__Task__: Among the lines below, how many carry the string "matches"? Reply with a number and nothing else.

__Records for this task__:

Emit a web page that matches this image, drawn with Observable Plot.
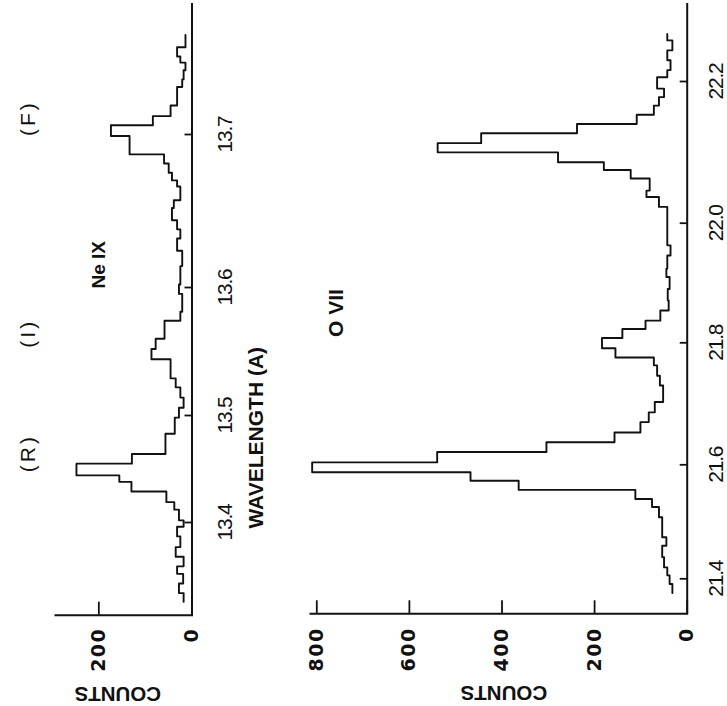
<!DOCTYPE html>
<html><head><meta charset="utf-8">
<script src="https://cdn.jsdelivr.net/npm/d3@7"></script>
<script src="https://cdn.jsdelivr.net/npm/@observablehq/plot@0.6"></script>
<style>
html,body{margin:0;padding:0;background:#fff;}
#chart{position:relative;width:727px;height:706px;overflow:hidden;background:#fff;}
#chart svg{position:absolute;left:0;top:0;background:transparent;}
</style></head><body><div id="chart"></div>
<script>
// ---- Data (wavelength bin edges in Å, counts per bin) ----
const neIXEdges = [13.765, 13.757, 13.751, 13.747, 13.742, 13.736, 13.731, 13.719, 13.712, 13.706,
  13.699, 13.687, 13.681, 13.675, 13.670, 13.666, 13.657, 13.652, 13.644, 13.638,
  13.632, 13.624, 13.614, 13.602, 13.595, 13.581, 13.574, 13.560, 13.552, 13.544,
  13.529, 13.522, 13.514, 13.506, 13.498, 13.483, 13.464, 13.455, 13.444, 13.438,
  13.429, 13.419, 13.412, 13.402, 13.396, 13.387, 13.377, 13.368, 13.359, 13.352,
  13.343, 13.334, 13.326];
const neIXCounts = [14, 32, 25, 14, 18, 21, 32, 46, 84, 174,
  134, 60, 50, 43, 32, 25, 39, 43, 32, 25,
  32, 21, 25, 28, 21, 25, 59, 78, 87, 46,
  35, 25, 18, 28, 37, 57, 129, 248, 156, 130,
  55, 38, 28, 18, 32, 25, 35, 18, 32, 19,
  28, 18];
const oVIIEdges = [22.267, 22.258, 22.244, 22.230, 22.216, 22.206, 22.190, 22.178, 22.166, 22.153,
  22.140, 22.127, 22.113, 22.100, 22.086, 22.075, 22.063, 22.046, 22.037, 22.023,
  21.963, 21.946, 21.924, 21.910, 21.890, 21.871, 21.854, 21.837, 21.823, 21.808,
  21.791, 21.776, 21.763, 21.746, 21.730, 21.703, 21.686, 21.670, 21.653, 21.637,
  21.621, 21.604, 21.587, 21.572, 21.556, 21.540, 21.526, 21.508, 21.473, 21.458,
  21.438, 21.420, 21.406, 21.391, 21.375];
const oVIICounts = [43, 32, 43, 36, 43, 65, 50, 61, 72, 109,
  238, 445, 539, 279, 180, 122, 81, 88, 61, 43,
  36, 43, 45, 38, 42, 40, 58, 90, 140, 184,
  155, 72, 65, 59, 52, 70, 83, 101, 157, 304,
  540, 810, 468, 364, 112, 76, 61, 54, 45, 54,
  50, 43, 38, 32];
const neIXTicks = [13.4, 13.5, 13.6, 13.7];
const oVIITicks = [21.4, 21.6, 21.8, 22.0, 22.2];
const neIXCountTicks = [0, 200];
const oVIICountTicks = [0, 200, 400, 600, 800];
const lineLabels = ["(R)", "(I)", "(F)"];
const neIXLineWavelengths = [13.447, 13.553, 13.699];

function steps(edges, counts) {
  const pts = [];
  counts.forEach((c, i) => {
    pts.push({w: edges[i], c});
    pts.push({w: edges[i + 1], c});
  });
  return pts;
}

const SANS = "Liberation Sans, Arial, sans-serif";
const W = 727, H = 706;

function panel(cfg) {
  const marks = [
    Plot.line(steps(cfg.edges, cfg.counts), {x: "c", y: "w", stroke: "#111", strokeWidth: 1.9, curve: "linear"}),
    Plot.ruleX([0], {stroke: "#111", strokeWidth: 2}),
    Plot.frame({anchor: "bottom", stroke: "#111", strokeWidth: 2}),
    Plot.axisY({anchor: "right", ticks: cfg.wTicks, tickFormat: d => d.toFixed(1), tickSize: -8, tickPadding: cfg.wPad,
      tickRotate: -90, textAnchor: "middle", lineAnchor: "middle", label: null,
      fontSize: 21, fontFamily: SANS, strokeWidth: 1.8, fill: "#111", stroke: "#111"}),
    Plot.axisX({anchor: "bottom", ticks: cfg.cTicks, tickFormat: d => String(d), tickSize: -13, tickPadding: cfg.cPad,
      tickRotate: -90, textAnchor: "end", lineAnchor: "middle", label: null,
      fontSize: 19, fontWeight: "bold", fontFamily: "DejaVu Sans, sans-serif", strokeWidth: 1.8, fill: "#111", stroke: "#111"}),
    Plot.text(["COUNTS"], {frameAnchor: "bottom", dx: cfg.countsDx, dy: cfg.countsDy, rotate: 180,
      fontSize: 20.5, fontWeight: "bold", fontFamily: SANS, fill: "#111"}),
    Plot.text([cfg.ion], {frameAnchor: "left", dx: cfg.ionDx, dy: cfg.ionDy, rotate: -90,
      fontSize: cfg.ionSize, fontWeight: "bold", fontFamily: SANS, fill: "#111"}),
    ...(cfg.extra || [])
  ];
  const svg = Plot.plot({
    width: W, height: H,
    marginLeft: cfg.left, marginRight: W - cfg.right, marginTop: 3, marginBottom: H - cfg.bottom,
    style: {background: "transparent", overflow: "visible", color: "#111"},
    x: {type: "linear", domain: [0, cfg.cMax], reverse: true, label: null},
    y: {type: "linear", domain: cfg.wTicks, range: cfg.wPix, label: null},
    marks
  });
  svg.querySelectorAll('g[aria-label="y-axis tick label"] text').forEach(t => t.style.letterSpacing = "-1.2px");
  svg.querySelectorAll('g[aria-label="x-axis tick label"] text').forEach(t => t.style.letterSpacing = "1.5px");
  svg.querySelectorAll('g.line-label text').forEach(t => t.style.letterSpacing = "3px");
  return svg;
}

const neSvg = panel({
  edges: neIXEdges, counts: neIXCounts, wTicks: neIXTicks, wPix: [522, 415, 287, 134],
  cTicks: neIXCountTicks, cMax: 293, left: 55, right: 191.5, bottom: 614.7,
  wPad: 41.5, cPad: 25.5, countsDx: -6, countsDy: 71.3,
  ion: "Ne IX", ionDx: 43, ionDy: -20.8, ionSize: 19,
  extra: [
    Plot.text(lineLabels, {text: d => d, y: (d, i) => neIXLineWavelengths[i], frameAnchor: "left", dx: -27.5, rotate: -90,
      fontSize: 21, fontFamily: SANS, fill: "#111", className: "line-label"}),
    Plot.text(["WAVELENGTH (A)"], {frameAnchor: "right", dx: 64.5, dy: 37.6, rotate: -90,
      fontSize: 21, fontWeight: "bold", fontFamily: SANS, fill: "#111"})
  ]
});
const oSvg = panel({
  edges: oVIIEdges, counts: oVIICounts, wTicks: oVIITicks, wPix: [578.3, 464.3, 342.3, 222.7, 81],
  cTicks: oVIICountTicks, cMax: 813.6, left: 310, right: 686.7, bottom: 613.3,
  wPad: 36.8, cPad: 26.5, countsDx: 5, countsDy: 72.2,
  ion: "O VII", ionDx: 25.5, ionDy: 28.3, ionSize: 21
});
const chart = document.getElementById("chart");
chart.appendChild(neSvg);
chart.appendChild(oSvg);
</script></body></html>
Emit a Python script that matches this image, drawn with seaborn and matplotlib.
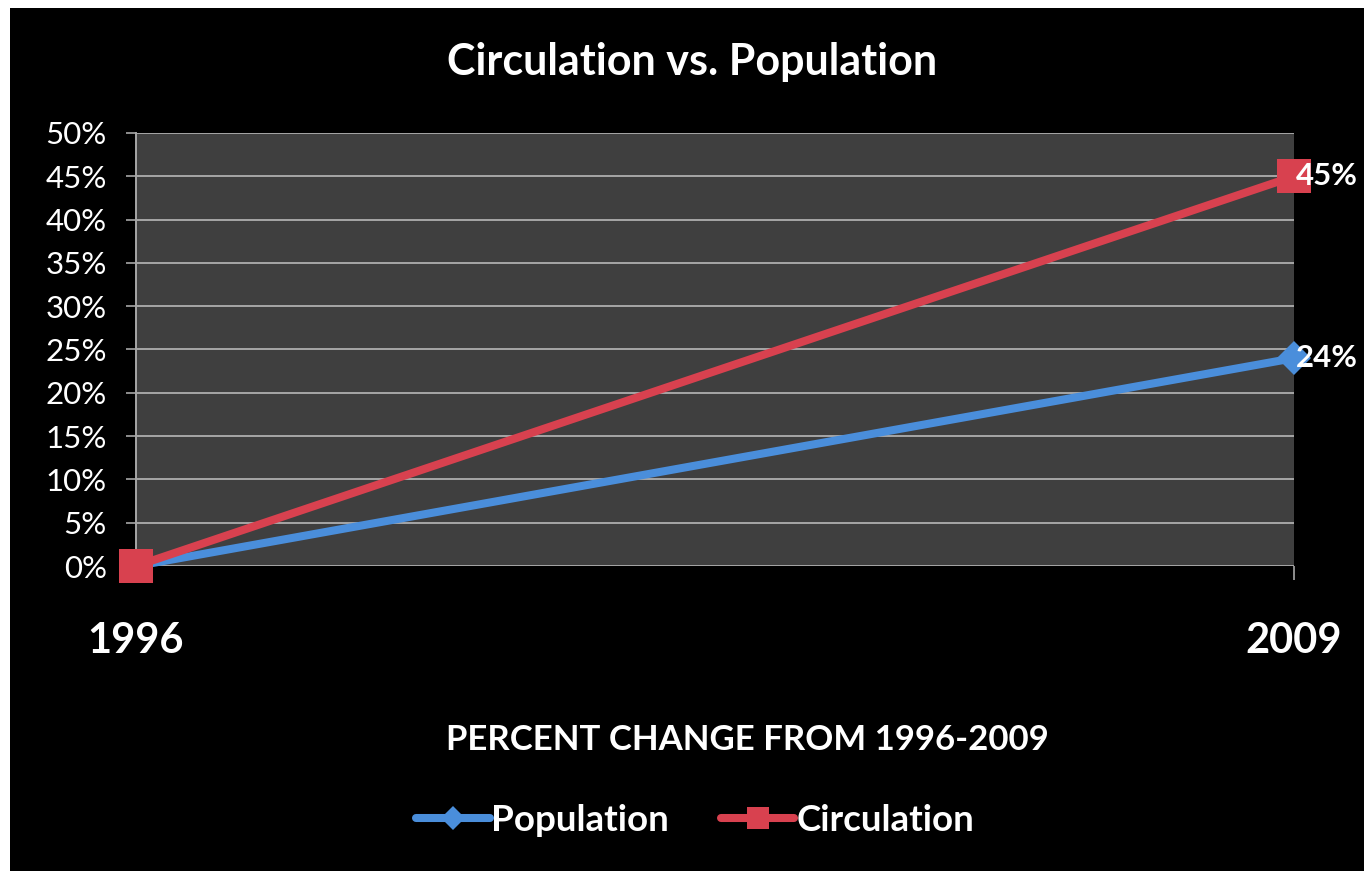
import matplotlib
matplotlib.use("Agg")
import matplotlib.pyplot as plt
from matplotlib.lines import Line2D
from matplotlib.patches import Rectangle
import seaborn as sns
import pandas as pd

years = [1996, 2009]
year_labels = ["1996", "2009"]
population = [0.0, 24.0]
circulation = [0.0, 45.0]
series_names = ["Population", "Circulation"]
end_labels = ["24%", "45%"]
y_ticks = [0, 5, 10, 15, 20, 25, 30, 35, 40, 45, 50]

df = pd.DataFrame({
    "year": years * 2,
    "pct": population + circulation,
    "series": [series_names[0]] * len(years) + [series_names[1]] * len(years),
})

sns.set_theme(style="dark")
plt.rcParams["font.family"] = ["Lato", "DejaVu Sans"]

BLUE = "#4a8edb"
RED = "#d8414f"
GRID = "#a6a6a6"

fig = plt.figure(figsize=(13.64, 8.71), dpi=100)
fig.patch.set_facecolor("black")
# thin white margins along the top and left edges
fig.add_artist(Rectangle((0, 0), 10 / 1364, 1, transform=fig.transFigure,
                         facecolor="white", edgecolor="none", zorder=0))
fig.add_artist(Rectangle((0, 1 - 8 / 871), 1, 8 / 871, transform=fig.transFigure,
                         facecolor="white", edgecolor="none", zorder=0))

ax = fig.add_axes([136 / 1364, 1 - 566 / 871, (1294 - 136) / 1364, (566 - 133) / 871])
ax.set_facecolor("#3f3f3f")

sns.lineplot(data=df, x="year", y="pct", hue="series", style="series",
             palette={"Population": BLUE, "Circulation": RED},
             markers={"Population": "D", "Circulation": "s"},
             dashes=False, linewidth=5.8, legend=False, ax=ax,
             markeredgewidth=0, clip_on=False, zorder=3)
# marker sizes per series
for line, ms in zip(ax.get_lines(), [17, 24]):
    line.set_markersize(ms)

ax.set_xlim(years[0], years[-1])
ax.set_ylim(0, 50)
ax.set_yticks(y_ticks)
ax.set_yticklabels([f"{t}%" for t in y_ticks], color="white", fontsize=22.5)
ax.set_xticks(years)
ax.set_xticklabels(year_labels, color="white", fontsize=30, fontweight="bold")
ax.tick_params(axis="x", length=10, width=1.2, color=GRID, pad=30, direction="out", bottom=True)
ax.tick_params(axis="y", length=7, width=1.2, color=GRID, pad=14, direction="out", left=True)
ax.set_xlabel("")
ax.set_ylabel("")

ax.grid(axis="y", color=GRID, linewidth=1.4)
ax.grid(axis="x", visible=False)
for side in ["top", "right", "bottom"]:
    ax.spines[side].set_visible(False)
ax.spines["left"].set_visible(True)
ax.spines["left"].set_color(GRID)
ax.spines["left"].set_linewidth(1.4)

# end-of-line value labels
for vals, lab in zip([population, circulation], end_labels):
    ax.annotate(lab, xy=(years[-1], vals[-1]), xytext=(1.5, 0),
                textcoords="offset points", ha="left", va="center",
                color="white", fontsize=22.5, fontweight="bold",
                annotation_clip=False, zorder=5)

fig.text(692 / 1364, 1 - 62 / 871, "Circulation vs. Population", ha="center",
         va="center", color="white", fontsize=31, fontweight="bold")
fig.text(747 / 1364, 1 - 740 / 871, "PERCENT CHANGE FROM 1996-2009", ha="center",
         va="center", color="white", fontsize=25, fontweight="bold")

handles = [
    Line2D([], [], color=BLUE, lw=5.8, marker="D", markersize=12, markeredgewidth=0),
    Line2D([], [], color=RED, lw=5.8, marker="s", markersize=16, markeredgewidth=0),
]
leg = fig.legend(handles, series_names, loc="center", bbox_to_anchor=(695 / 1364, 1 - 820 / 871),
                 ncol=2, frameon=False, handlelength=2.0, handletextpad=0.05,
                 columnspacing=1.4, prop={"size": 26.5, "weight": "bold"})
for t in leg.get_texts():
    t.set_color("white")

fig.savefig("out.png", dpi=100, facecolor=fig.get_facecolor())
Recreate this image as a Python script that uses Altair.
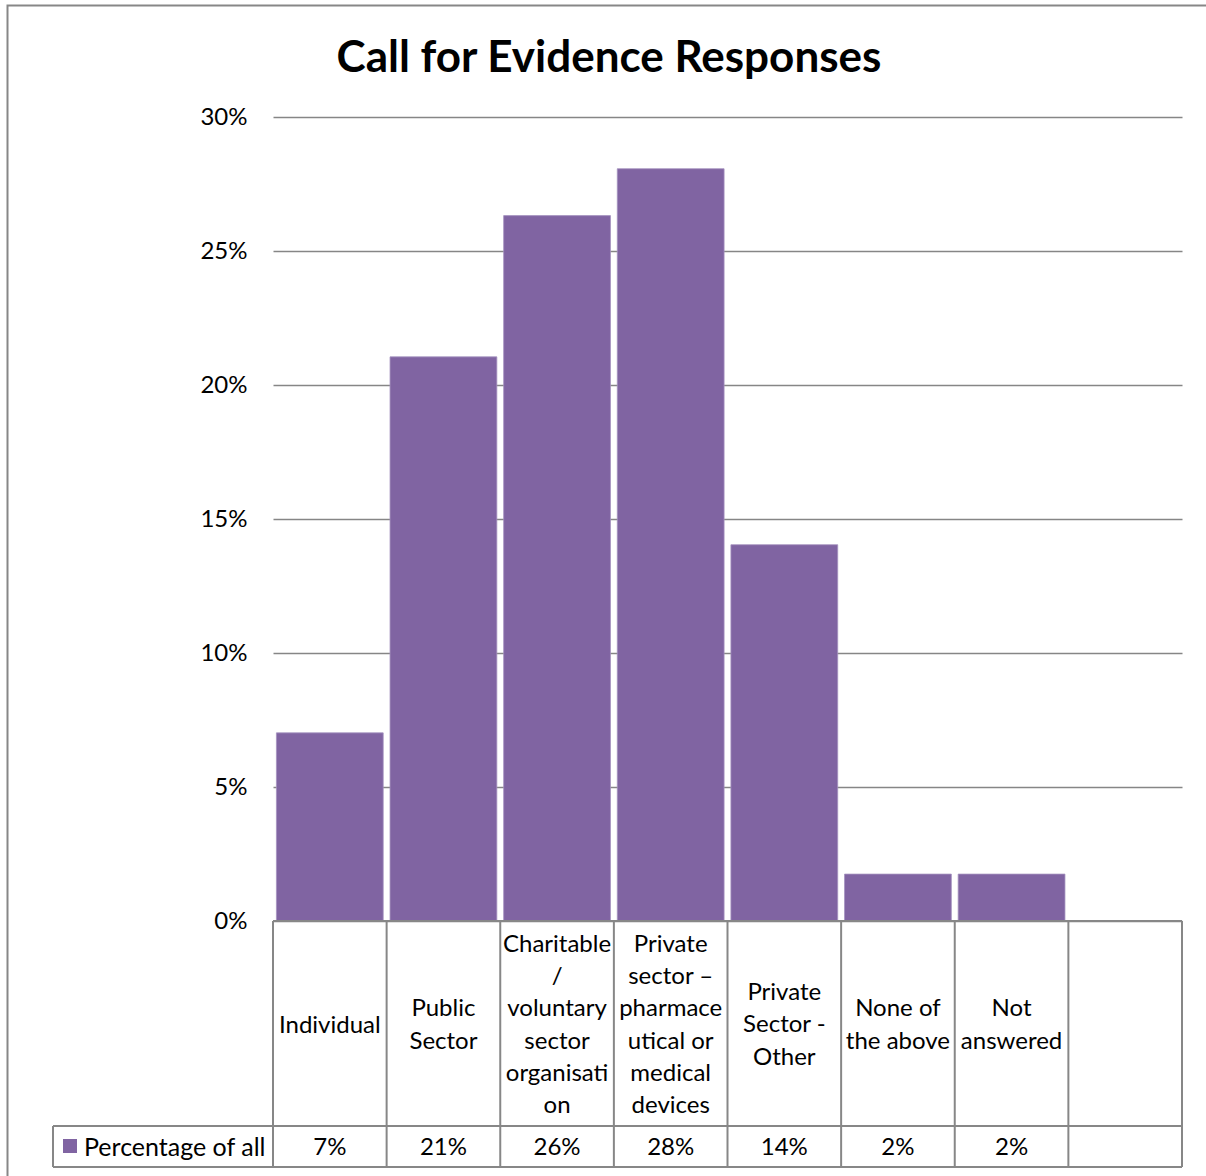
import altair as alt
import pandas as pd

# ---- data ----
slot_keys = ["Individual", "Public Sector", "Charitable", "Pharma", "Private Other",
             "None of the above", "Not answered", "blank"]
category_labels = ["Individual", "Public\nSector", "Charitable\n/\nvoluntary\nsector\norganisati\non",
                   "Private\nsector –\npharmace\nutical or\nmedical\ndevices",
                   "Private\nSector -\nOther", "None of\nthe above", "Not\nanswered", ""]
values = [0.0702, 0.2105, 0.2632, 0.2807, 0.1404, 0.0175, 0.0175]
value_labels = ["7%", "21%", "26%", "28%", "14%", "2%", "2%", ""]
series_name = "Percentage of all"
title_text = "Call for Evidence Responses"
y_ticks = [0, 0.05, 0.10, 0.15, 0.20, 0.25, 0.30]

bars_df = pd.DataFrame({"key": slot_keys[:7], "value": values})
table_df = pd.DataFrame({"key": slot_keys, "label": category_labels, "vlabel": value_labels})
table_df["nlines"] = table_df["label"].str.count("\n") + 1
last_df = pd.DataFrame({"key": [slot_keys[-1]]})
one = pd.DataFrame({"t": [title_text], "s": [series_name]})

W, H = 909, 804
ROW1 = 1009   # bottom of category-label row (px within plot group)
ROW2 = 1050   # bottom of the data row
LEG_X = -220  # left edge of legend cell
FONT = "Lato"
LINE = "#878787"
PURPLE = "#8064A2"
LH = 32.3

xscale = alt.Scale(domain=slot_keys, paddingInner=0, paddingOuter=0)
x_enc = alt.X("key:N", scale=xscale, axis=None, sort=slot_keys)

bars = alt.Chart(bars_df).mark_bar(
    color=PURPLE, width=alt.RelativeBandSize(0.94), stroke="#a592bf", strokeWidth=0.8
).encode(
    x=x_enc,
    y=alt.Y("value:Q", scale=alt.Scale(domain=[0, 0.30], nice=False),
            axis=alt.Axis(values=y_ticks, format=".0%", domain=False, ticks=False,
                          labelPadding=26, labelFontSize=24, labelFont=FONT,
                          labelColor="black", gridColor="#868686", gridWidth=1.5,
                          title=None)),
)

vlines = alt.Chart(table_df).mark_rule(color=LINE, strokeWidth=2).encode(
    x=alt.X("key:N", scale=xscale, axis=None, sort=slot_keys, bandPosition=0),
    y=alt.value(H), y2=alt.value(ROW2),
)
vline_last = alt.Chart(last_df).mark_rule(color=LINE, strokeWidth=2).encode(
    x=alt.X("key:N", scale=xscale, axis=None, sort=slot_keys, bandPosition=1),
    y=alt.value(H), y2=alt.value(ROW2),
)

hlines = alt.Chart(one).mark_rule(color=LINE, strokeWidth=2).encode(
    x=alt.value(LEG_X), x2=alt.value(W), y=alt.value(ROW1),
) + alt.Chart(one).mark_rule(color=LINE, strokeWidth=2).encode(
    x=alt.value(LEG_X), x2=alt.value(W), y=alt.value(ROW2),
) + alt.Chart(one).mark_rule(color=LINE, strokeWidth=2).encode(
    x=alt.value(0), x2=alt.value(W), y=alt.value(H),
) + alt.Chart(one).mark_rule(color=LINE, strokeWidth=2).encode(
    x=alt.value(LEG_X), y=alt.value(ROW1), y2=alt.value(ROW2),
)

# category labels, vertically centred block per line count
cat_layers = []
for n in sorted(table_df["nlines"].unique()):
    cat_layers.append(
        alt.Chart(table_df).transform_filter(alt.datum.nlines == int(n)).mark_text(
            font=FONT, fontSize=24, lineBreak="\n", lineHeight=LH, baseline="middle",
            align="center", color="black", dy=-(int(n) - 1) * LH / 2
        ).encode(
            x=alt.X("key:N", scale=xscale, axis=None, sort=slot_keys, bandPosition=0.5),
            y=alt.value((H + ROW1) / 2 + 2),
            text="label:N",
        )
    )

val_text = alt.Chart(table_df).mark_text(
    font=FONT, fontSize=24, baseline="middle", align="center", color="black"
).encode(
    x=alt.X("key:N", scale=xscale, axis=None, sort=slot_keys, bandPosition=0.5),
    y=alt.value((ROW1 + ROW2) / 2 + 1),
    text="vlabel:N",
)

legend_sq = alt.Chart(one).mark_rect(color=PURPLE).encode(
    x=alt.value(-210), x2=alt.value(-196), y=alt.value(1022), y2=alt.value(1036),
)
legend_txt = alt.Chart(one).mark_text(
    font=FONT, fontSize=25, baseline="middle", align="left", color="black"
).encode(x=alt.value(-189), y=alt.value((ROW1 + ROW2) / 2 + 1), text="s:N")

title = alt.Chart(one).mark_text(
    font=FONT, fontSize=44, fontWeight="bold", baseline="alphabetic", align="center",
    color="black"
).encode(x=alt.value(609 - 273), y=alt.value(72 - 117), text="t:N")

border = alt.Chart(one).mark_rect(fill=None, stroke="#878787", strokeWidth=2).encode(
    x=alt.value(7.5 - 273), x2=alt.value(1206 - 273 + 20),
    y=alt.value(5.5 - 117), y2=alt.value(1176 - 117 + 20),
)

chart = alt.layer(
    border, bars, vlines, vline_last, hlines, *cat_layers, val_text, legend_sq, legend_txt, title
).properties(
    width=W, height=H,
    autosize=alt.AutoSizeParams(type="none"),
    padding={"left": 273, "top": 117, "right": 24, "bottom": 255},
    background="white",
).configure_view(stroke=None)

chart.save("out.html", embed_options={"renderer": "svg", "actions": False})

__Reply to the task__: 2